My dad was very good at chemistry and unbeknown to me worked in a military lab for a time. I recently acquired a certificate of his for some sort of chemistry prize he won in the 60s. He sadly died before I started my degree. I lost count of the number of times I wanted to ask him something physics or chemistry related!

About halfway through I started to become interested in environmental science which I tied in with biomed for my project. I’m hopefully starting a postgrad environmental science training programme this year, if they’ll have me.

@Kucinghitam that is exciting news re CB. I agree with you that Postie is not a name though.
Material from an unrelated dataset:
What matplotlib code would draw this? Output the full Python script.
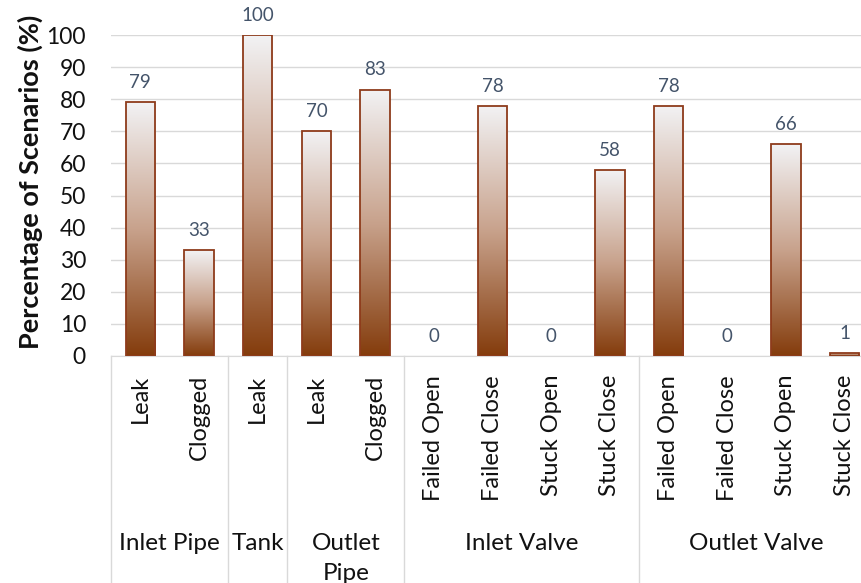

Gonners · 14/01/2024 11:10

@Kucinghitam - Congrats on having acquired a new owner! Raffles would be my choice of name for a Cat Burglar. Yes, I know she's a girl, but ...

Vegemiteandhoneyontoast · 14/01/2024 11:12

Oh dear, I've just come across this YT channel and am lost to it: https://www.youtube.com/@country_life_vlog/videos

There are loads of vids and, except for ambient sounds, they all seem to be pretty much silent. They're filmed in Azerbaijan and the scenery is absolutely stunning. The story is that the woman is the local chef for weddings and big parties, the man is a small farmer, while the son was a restaurant chef until, as happened for so many, his business closed down in 2020. The family decided to make an income by setting up a YouTube channel, getting in a professional cameraman and just making and cooking, which seems to be extremely successful. 6m subscribers and you can see why.

I'll be watching a lot of these, they're an excellent antidote to the world around us.